Scientists are using 'virtual molecules' modelled on a supercomputer to investigate how enzymes break down cellulose, with the aim of speeding up the process.

Producing ethanol from cellulose is slow and expensive, the central bottleneck being the sluggish rate at which the cellulose enzyme complex breaks down tightly bound cellulose into sugars.

To help unlock the cellulose bottleneck, a team of scientists has conducted molecular simulations at the San Diego Supercomputer Centre (SDSC), based at UC San Diego. By using ‘virtual molecules,’ they have discovered key steps in the intricate dance in which the enzyme acts as a molecular machine. They attach to bundles of cellulose, pull up a single strand of sugar, and put it onto a molecular ‘conveyor belt’ where it is chopped into smaller sugar pieces.

In their simulations, the scientists found that initially the binding part of the enzyme moves freely and randomly across the cellulose surface, searching for a broken cellulose chain. When it encounters an available chain, the cellulose itself seems to prompt a change in the shape of the enzyme complex so that it can straddle the broken end of the cellulose chain. This gives the enzyme a crucial foothold to begin the process of digesting or ‘unzipping’ the cellulose into sugar molecules.

In real life the process occurs far too quickly to evaluate visually, but by using the supercomputer simulations to break the events into a step-by-step process, the scientists can see the precise details of the role of velocity, trajectory, movement, and arm angle. To undertake the large-scale simulations, the researchers used the CHARMM (Chemistry at HARvard Molecular Mechanics) suite of modelling software.

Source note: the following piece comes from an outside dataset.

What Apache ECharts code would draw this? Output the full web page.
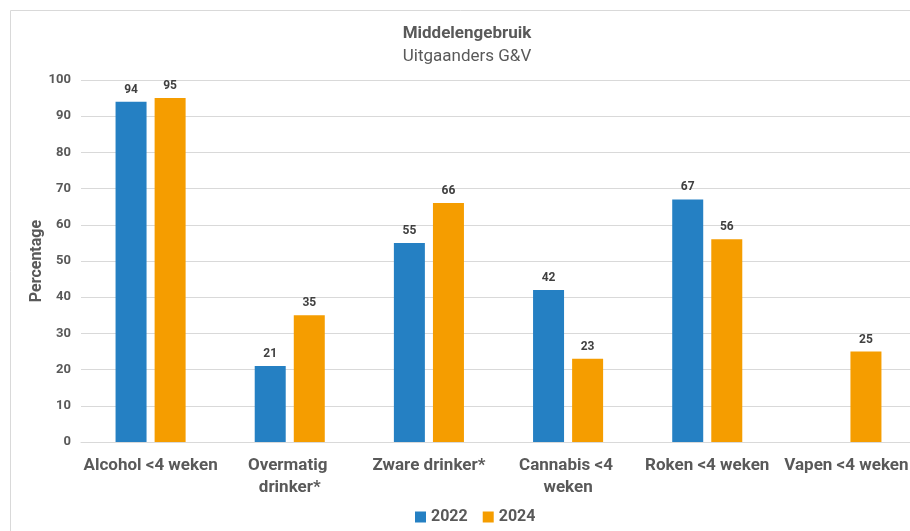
<!DOCTYPE html>
<html><head><meta charset="utf-8">
<script src="https://cdn.jsdelivr.net/npm/echarts@6/dist/echarts.min.js"></script>
<style>html,body{margin:0;padding:0;background:#fff}#c{width:910px;height:531px}</style>
</head><body><div id="c"></div>
<script>
const categories = ["Alcohol <4 weken", "Overmatig drinker*", "Zware drinker*", "Cannabis <4 weken", "Roken <4 weken", "Vapen <4 weken"];
const series2022 = [94, 21, 55, 42, 67, null];
const series2024 = [95, 35, 66, 23, 56, 25];
const yTicks = [0, 10, 20, 30, 40, 50, 60, 70, 80, 90, 100];
const seriesNames = ["2022", "2024"];

const chart = echarts.init(document.getElementById('c'), null, {renderer: 'canvas'});
const font = 'Roboto, "Liberation Sans", sans-serif';
const gray = '#595959';
const valLabel = {show: true, position: 'top', distance: 6, color: '#404040', fontWeight: 'bold', fontSize: 12, fontFamily: font};
chart.setOption({
  animation: false,
  textStyle: {fontFamily: font},
  graphic: [{type: 'polyline', shape: {points: [[10.5, 540], [10.5, 10.5], [920, 10.5]]}, style: {stroke: '#d9d9d9', lineWidth: 1, fill: null}}],
  title: {
    text: 'Middelengebruik', subtext: 'Uitgaanders G&V', left: 462, textAlign: 'center', top: 20,
    textStyle: {fontSize: 17, fontWeight: 'bold', color: gray, fontFamily: font},
    subtextStyle: {fontSize: 17, color: gray, fontFamily: font}, itemGap: 6
  },
  legend: {
    data: seriesNames, left: 410, top: 504, itemWidth: 11, itemHeight: 11, itemGap: 15,
    icon: 'rect', textStyle: {fontSize: 16, fontWeight: 'bold', color: gray, fontFamily: font}
  },
  grid: {left: 81, top: 80, width: 835, height: 362, containLabel: false, outerBoundsMode: 'none'},
  xAxis: {
    type: 'category', data: categories,
    axisLine: {lineStyle: {color: '#d9d9d9'}}, axisTick: {show: false},
    axisLabel: {interval: 0, margin: 13, width: 139, overflow: 'break', fontSize: 17, fontWeight: 'bold', color: gray, lineHeight: 22, fontFamily: font}
  },
  yAxis: {
    type: 'value', min: yTicks[0], max: yTicks[yTicks.length - 1], interval: 10,
    name: 'Percentage', nameLocation: 'middle', nameGap: 36, nameMoveOverlap: false,
    nameTextStyle: {fontSize: 16, fontWeight: 'bold', color: gray, fontFamily: font},
    axisLine: {show: false}, axisTick: {show: false},
    axisLabel: {margin: 10, fontSize: 13, fontWeight: 'bold', color: gray, fontFamily: font},
    splitLine: {lineStyle: {color: '#d9d9d9'}}
  },
  series: [
    {name: seriesNames[0], type: 'bar', data: series2022, barWidth: 31, barGap: '26%', itemStyle: {color: '#2580C3'}, label: valLabel},
    {name: seriesNames[1], type: 'bar', data: series2024, barWidth: 31, itemStyle: {color: '#F59D00'}, label: valLabel}
  ]
});
</script></body></html>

According to the researchers, an accurate understanding of the key molecular events required the simulations to run for some six million time steps over 12 nanoseconds in order to capture enough of the motion and shape changes of the enzyme as it interacted with the cellulose surface.

This is an extremely long time in molecular terms, and the computation-hungry simulations ran for some 80,000 processor-hours running on SDSC’s DataStar supercomputer.